The problem
Leave out the pictures and copy everything else below exactly.

--- START Dataset section ---

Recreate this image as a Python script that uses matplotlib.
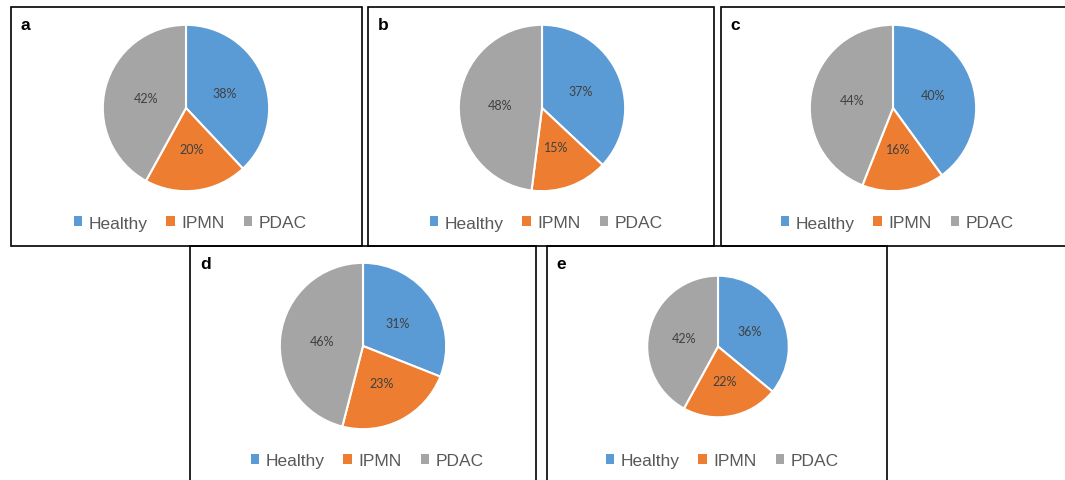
import matplotlib.pyplot as plt
from matplotlib.patches import Rectangle, Patch

# data per panel
panel_labels = ['a', 'b', 'c', 'd', 'e']
categories = ['Healthy', 'IPMN', 'PDAC']
healthy = [38, 37, 40, 31, 36]
ipmn = [20, 15, 16, 23, 22]
pdac = [42, 48, 44, 46, 42]
colors = ['#5B9BD5', '#ED7D31', '#A5A5A5']

W, H = 1065, 481
fig = plt.figure(figsize=(W / 100, H / 100), dpi=100)

def frac(x, y, w=0, h=0):
    # pixel box (top-left origin) -> figure fraction
    return [x / W, 1 - (y + h) / H, w / W, h / H]

# layout in pixels: box (x0, y0, x1, y1), pie centre, radius, legend y
boxes = [(10.7, 8.3, 361.7, 247), (368.3, 8.3, 714, 247), (720.7, 8.3, 1075, 247),
         (190, 246.7, 536, 490), (546.7, 246.7, 887, 490)]
centres = [(186, 109), (542, 109), (893, 109), (363, 347), (718, 347.5)]
radii = [84, 84, 84, 84, 71.5]
leg_y = [224, 224, 224, 462, 462]

for i in range(5):
    x0, y0, x1, y1 = boxes[i]
    fig.patches.append(Rectangle((x0 / W, 1 - y1 / H), (x1 - x0) / W, (y1 - y0) / H,
                                 transform=fig.transFigure, fill=False,
                                 edgecolor='black', linewidth=1.2))
    fig.text((x0 + 10) / W, 1 - (y0 + 22) / H, panel_labels[i], fontsize=12.5,
             fontweight='bold', family='Liberation Sans', va='baseline')

    cx, cy = centres[i]
    r = radii[i]
    ax = fig.add_axes(frac(cx - r, cy - r, 2 * r, 2 * r))
    vals = [healthy[i], ipmn[i], pdac[i]]
    wedges, texts, autotexts = ax.pie(vals, colors=colors, startangle=90, counterclock=False,
                                      autopct='%d%%', pctdistance=0.5,
                                      wedgeprops=dict(edgecolor='white', linewidth=1.5),
                                      textprops=dict(color='#404040', fontsize=9, family='Lato'))
    ax.set_xlim(-1.01, 1.01)
    ax.set_ylim(-1.01, 1.01)
    ax.axis('off')

    handles = [Patch(facecolor=c, edgecolor='none') for c in colors]
    fig.legend(handles, categories, loc='center', ncol=3,
               bbox_to_anchor=((cx + 4) / W, 1 - leg_y[i] / H), frameon=False,
               prop=dict(family='Liberation Sans', size=12.5), labelcolor='#595959',
               handlelength=0.5, handleheight=0.5, handletextpad=0.35,
               columnspacing=1.1, borderpad=0, borderaxespad=0)

fig.savefig('out.png', dpi=100)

--- END Dataset section ---

Task result
Recreate this image as a Python script that uses matplotlib.
import matplotlib.pyplot as plt
from matplotlib.patches import Rectangle, Patch

# data per panel
panel_labels = ['a', 'b', 'c', 'd', 'e']
categories = ['Healthy', 'IPMN', 'PDAC']
healthy = [38, 37, 40, 31, 36]
ipmn = [20, 15, 16, 23, 22]
pdac = [42, 48, 44, 46, 42]
colors = ['#5B9BD5', '#ED7D31', '#A5A5A5']

W, H = 1065, 481
fig = plt.figure(figsize=(W / 100, H / 100), dpi=100)

def frac(x, y, w=0, h=0):
    # pixel box (top-left origin) -> figure fraction
    return [x / W, 1 - (y + h) / H, w / W, h / H]

# layout in pixels: box (x0, y0, x1, y1), pie centre, radius, legend y
boxes = [(10.7, 8.3, 361.7, 247), (368.3, 8.3, 714, 247), (720.7, 8.3, 1075, 247),
         (190, 246.7, 536, 490), (546.7, 246.7, 887, 490)]
centres = [(186, 109), (542, 109), (893, 109), (363, 347), (718, 347.5)]
radii = [84, 84, 84, 84, 71.5]
leg_y = [224, 224, 224, 462, 462]

for i in range(5):
    x0, y0, x1, y1 = boxes[i]
    fig.patches.append(Rectangle((x0 / W, 1 - y1 / H), (x1 - x0) / W, (y1 - y0) / H,
                                 transform=fig.transFigure, fill=False,
                                 edgecolor='black', linewidth=1.2))
    fig.text((x0 + 10) / W, 1 - (y0 + 22) / H, panel_labels[i], fontsize=12.5,
             fontweight='bold', family='Liberation Sans', va='baseline')

    cx, cy = centres[i]
    r = radii[i]
    ax = fig.add_axes(frac(cx - r, cy - r, 2 * r, 2 * r))
    vals = [healthy[i], ipmn[i], pdac[i]]
    wedges, texts, autotexts = ax.pie(vals, colors=colors, startangle=90, counterclock=False,
                                      autopct='%d%%', pctdistance=0.5,
                                      wedgeprops=dict(edgecolor='white', linewidth=1.5),
                                      textprops=dict(color='#404040', fontsize=9, family='Lato'))
    ax.set_xlim(-1.01, 1.01)
    ax.set_ylim(-1.01, 1.01)
    ax.axis('off')

    handles = [Patch(facecolor=c, edgecolor='none') for c in colors]
    fig.legend(handles, categories, loc='center', ncol=3,
               bbox_to_anchor=((cx + 4) / W, 1 - leg_y[i] / H), frameon=False,
               prop=dict(family='Liberation Sans', size=12.5), labelcolor='#595959',
               handlelength=0.5, handleheight=0.5, handletextpad=0.35,
               columnspacing=1.1, borderpad=0, borderaxespad=0)

fig.savefig('out.png', dpi=100)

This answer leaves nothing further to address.